In Forbes, Bernard Marr recently offered five predictions for the year ahead. They mostly strike me as pretty believable, though I’m less optimistic than he is about digital assistants and the likelihood of other impressive breakthroughs; he’s surely right that there will be more hype.

It’s his first two that prompted some apprehension on my part. He says…

  1. AI increasingly becomes a matter of international politics
  2. A Move Towards “Transparent AI”

Those are surely right; we’ve already seen serious discussion papers emerging from the EU and elsewhere, and one of the main concerns to have emerged recently is the matter of ‘transparency’ – the auditability of software. How is the computer making its decisions?

This is a legitimate, indeed a necessary concern. Once upon a time we could write out the algorithm embodied in any application and check how it worked. This is getting more difficult with software that learns for itself, and we’ve already seen disastrous cases where the AI picked up and amplified the biases of the organisation it was working for. Noticing that most top executives were white middle-aged men, it might decide to downgrade the evaluation of everyone else, for example. Cases like that need to be guarded against and managed; it ought to be feasible in such circumstances, by studying results even if it isn’t possible to look inside the ‘black box’.

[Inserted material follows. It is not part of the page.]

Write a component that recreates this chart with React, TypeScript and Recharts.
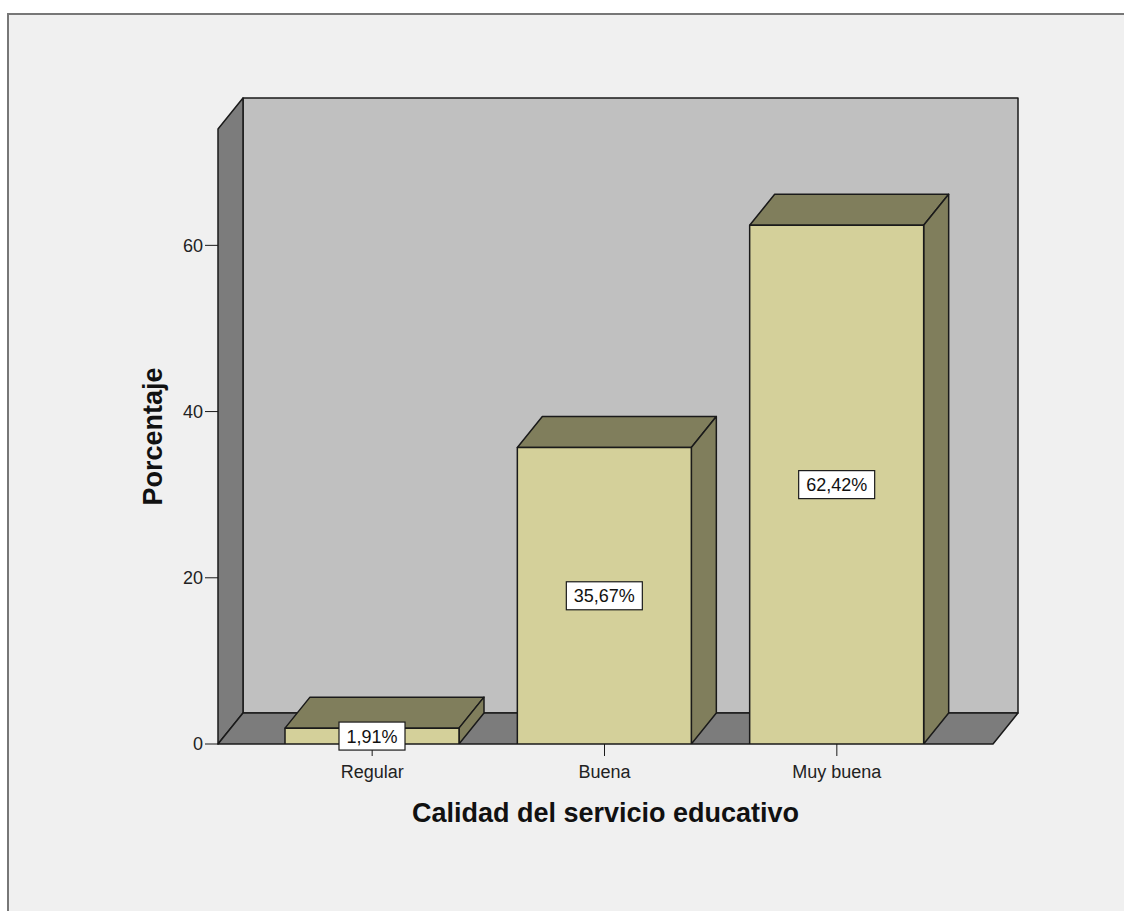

But it starts to get difficult, because as machine learning moves on into more complex decision making, it increasingly becomes impossible to understand how the algorithms are playing out, and the desired outcomes may not be so clear. In fact it seems to me that full transparency may be impossible in principle, due to human limitations. How could that be? I’m not sure I can say – I’m no expert, and explaining something you don’t, by definition, understand, is a bit of a challenge anyway. In part the problem might be to do with how many items we can hold in mind, for example. It’s generally accepted that we can only hang on to about seven items (plus or minus a couple) in short-term memory. (There’s scope for discussion about such matters as what amounts to an item, and so on, but let’s not worry about the detail.) This means there is a definite limit to how many possible paths we can mentally follow at once, or to put it another way, how large a set of propositional disjunctions we can hang on to (‘either a or b, and if a, either c, d, or e, while if b, f or g… and there we go). Human brains can deal with this by structuring decisions to break them into smaller chunks, using a pencil and paper, and so on. Perhaps, though, there are things that you can only understand by grasping twenty alternatives simultaneously. Very likely there are other cognitive issues we simply can’t recognise; we just see a system doing a great job in ways we can’t fathom.

Still, I said we could monitor success by just looking at results, didn’t I? We know that our recruitment exercise ought to yield appointments whose ethnic composition is the same as that of the population (or at any rate, of the qualified candidates).  OK, sometimes it may be harder to know what the desired outcome is, exactly, and there may be issues about whether ongoing systems need to be able to yield sub-optimal results temporarily, but those are tractable issues.

Alas, we also have to worry about brittleness and how things break. It turns out that systems using advanced machine learning may be prone to sudden disastrous failure. A change of a few unimportant pixels in a graphic may make an image recognition system which usually performs reliably draw fantastic conclusions instead. In one particular set of circumstances a stock market system may suddenly go ape. This happens because however machine learning systems are doing what they do, they are doing something radically different from what we do, and we might suspect that like simpler computer systems, they take no true account of relevance, only its inadequate proxy correlation. Nobody, I think, has any good theoretical analysis of relevance, and it is strongly linked with Humean problems philosophers have never cracked.

That’s bad, but it could be made worse if legislative bodies either fail to understand why these risks arise, or decide that on a precautionary basis we must outlaw anything that cannot be fully audited and understood by human beings. Laws along those lines seem very likely to me, but they might throw away huge potential benefits – perhaps major economic advantage – or even suppress the further research and development which might ultimately lead to solutions and to further, as yet unforeseeable, gains.

That’s not all, either; laws constrain compliant citizens, but not necessarily everyone. Suppose we can build machine learning systems that retain a distinct risk of catastrophic failure, but outclass ordinary human or non-learning systems most of the time. Will anyone try to build and use such systems? Might there be a temptation for piratical types to try them out in projects that are criminal, financial, political or even military? Don’t the legitimate authorities have to develop the same systems pre-emptively in self-defence? Otherwise we’re left in a position where it’s not clear whether we should hope that the ‘pirate’ systems fail or work, because either way it’s catastrophe.

What on earth is the answer, what regulatory regime or other measures would be appropriate? I don’t know and I strongly doubt that any of the regulatory bodies who are casting a thoughtful eye over this territory know either.